These past couple of days I have been tired and have had bouts of irritability. I had been sick for the span of about two weeks, and a few days ago I was just starting to get better. I slept a lot New Year’s Day and I was excessively tired yesterday. Last night I felt like I was teetering over the line of falling to sickness again.
I don’t fall asleep easily. My mind runs with ideas that I want to take action on. I slept very little while I was sick, which made it harder to recover. Last night was the first night where I gladly welcomed sleep. I felt exhausted, and I didn’t want to get sick again.
That was my loving action yesterday, going to sleep early. I took care of some work for today so I could just let myself sleep in, and I decided to not write a self-love post yesterday, and to put a few other things aside for later so I could get some sleep.
And today, I let myself sleep. I woke around 7:30am, and then I went back to sleep. I woke up again around 11:30am, and I went back to sleep again. I finally woke up around 2pm, and I felt good. I didn’t feel exhausted or borderline sick.
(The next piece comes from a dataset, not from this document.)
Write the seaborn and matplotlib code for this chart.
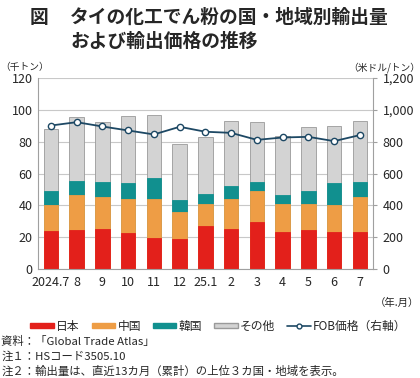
import numpy as np
import pandas as pd
import seaborn as sns
import matplotlib.pyplot as plt
from matplotlib.patches import Patch
from matplotlib.lines import Line2D

months = ['2024.7', '8', '9', '10', '11', '12', '25.1', '2', '3', '4', '5', '6', '7']
japan = [23.9, 24.5, 25.2, 22.6, 19.5, 18.7, 27.3, 25.4, 29.6, 23.5, 24.3, 23.3, 23.3]
china = [16.6, 22.3, 20.1, 21.6, 24.3, 17.3, 13.8, 18.6, 19.4, 17.4, 16.8, 17.0, 21.8]
korea = [8.5, 8.7, 9.4, 10.1, 13.2, 7.6, 6.3, 8.2, 5.9, 5.9, 8.2, 13.8, 9.6]
other = [39.0, 39.9, 37.5, 41.7, 40.0, 34.6, 35.4, 40.7, 37.1, 36.8, 40.0, 35.6, 38.4]
fob = [901, 922, 895, 870, 845, 893, 862, 855, 811, 826, 830, 803, 841]

colors = {'日本': '#e3201b', '中国': '#ee9d45', '韓国': '#11908f', 'その他': '#d3d3d3'}
line_color = '#1d4864'

sns.set_style('white')
plt.rcParams['font.family'] = ['Noto Sans CJK JP', 'DejaVu Sans']

df = pd.DataFrame({'month': months, '日本': japan, '中国': china, '韓国': korea, 'その他': other})
df['c1'] = df['日本']
df['c2'] = df['c1'] + df['中国']
df['c3'] = df['c2'] + df['韓国']
df['c4'] = df['c3'] + df['その他']

fig = plt.figure(figsize=(4.2, 3.78), dpi=100)
ax = fig.add_axes([0.0905, 0.288, 0.797, 0.506])

# stacked bars: draw tallest first
for col, name in [('c4', 'その他'), ('c3', '韓国'), ('c2', '中国'), ('c1', '日本')]:
    sns.barplot(data=df, x='month', y=col, color=colors[name], width=0.57,
                edgecolor='#9a9a9a' if name == 'その他' else colors[name],
                linewidth=0.6, saturation=1, ax=ax, zorder=2)

ax.set_ylim(0, 120)
ax.set_yticks(range(0, 121, 20))
ax.set_xlim(-0.5, 12.5)
ax.yaxis.grid(True, color='#c8c8c8', linewidth=0.8, zorder=0)
ax.set_axisbelow(True)
ax.set_xlabel('')
ax.set_ylabel('')
for s in ['left', 'bottom', 'right', 'top']:
    ax.spines[s].set_color('#a0a0a0')
    ax.spines[s].set_linewidth(0.8)
ax.spines['top'].set_visible(False)
ax.tick_params(axis='x', length=0, labelsize=9, pad=5)
ax.set_xticks(np.arange(-0.5, 13, 1), minor=True)
ax.tick_params(axis='x', which='minor', length=3, color='#a0a0a0')
ax.tick_params(axis='y', length=0, labelsize=9, pad=4)

ax2 = ax.twinx()
sns.lineplot(x=np.arange(13), y=fob, ax=ax2, color=line_color, linewidth=1.3,
             marker='o', markersize=4.5, markerfacecolor='white',
             markeredgecolor=line_color, markeredgewidth=1.0, zorder=5)
ax2.set_ylim(0, 1200)
ax2.set_yticks(range(0, 1201, 200))
ax2.set_yticklabels([f'{v:,}' for v in range(0, 1201, 200)])
ax2.tick_params(axis='y', length=3, color='#a0a0a0', labelsize=9, pad=4)
for s in ['left', 'bottom', 'right', 'top']:
    ax2.spines[s].set_visible(False)
ax.spines['right'].set_visible(True)

fig.text(0.07, 0.955, '図', fontsize=13.5, fontweight='bold', va='center')
fig.text(0.167, 0.955, 'タイの化工でん粉の国・地域別輸出量', fontsize=13.5, fontweight='bold', va='center')
fig.text(0.167, 0.89, 'および輸出価格の推移', fontsize=13.5, fontweight='bold', va='center')
fig.text(0.0, 0.822, '（千トン）', fontsize=7, va='center')
fig.text(1.0, 0.822, '（米ドル/トン）', fontsize=7, va='center', ha='right')
fig.text(0.998, 0.2, '（年.月）', fontsize=7.5, va='center', ha='right')

handles = [Patch(facecolor=colors[n], edgecolor='#9a9a9a' if n == 'その他' else colors[n], label=n)
           for n in ['日本', '中国', '韓国', 'その他']]
handles.append(Line2D([0], [0], color=line_color, marker='o', markersize=3.5,
                      markerfacecolor='white', linewidth=1.2, label='FOB価格（右軸）'))
fig.legend(handles=handles, loc='center', bbox_to_anchor=(0.52, 0.137), ncol=5,
           frameon=False, fontsize=8.5, handlelength=2.0, handleheight=0.35,
           handletextpad=0.2, columnspacing=1.0)

fig.text(0.003, 0.097, '資料：「Global Trade Atlas」', fontsize=8.2, va='center')
fig.text(0.003, 0.058, '注１：HSコード3505.10', fontsize=8.2, va='center')
fig.text(0.003, 0.019, '注２：輸出量は、直近13カ月（累計）の上位３カ国・地域を表示。', fontsize=8.2, va='center')

fig.savefig('out.png', dpi=100)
It was difficult trying to fall asleep last night. At first I fell asleep quickly, but then I woke up about an hour later, and instead of getting up and doing things, I just laid down and closed my eyes until I fell asleep.
I’m realizing how important it is to not only take care of my emotional wellbeing and to pursue the things that drive me and impassion me, but I also need to take care of my physical health. I know that my physical health impacts other areas of my life, just as other areas of my life impact my physical health.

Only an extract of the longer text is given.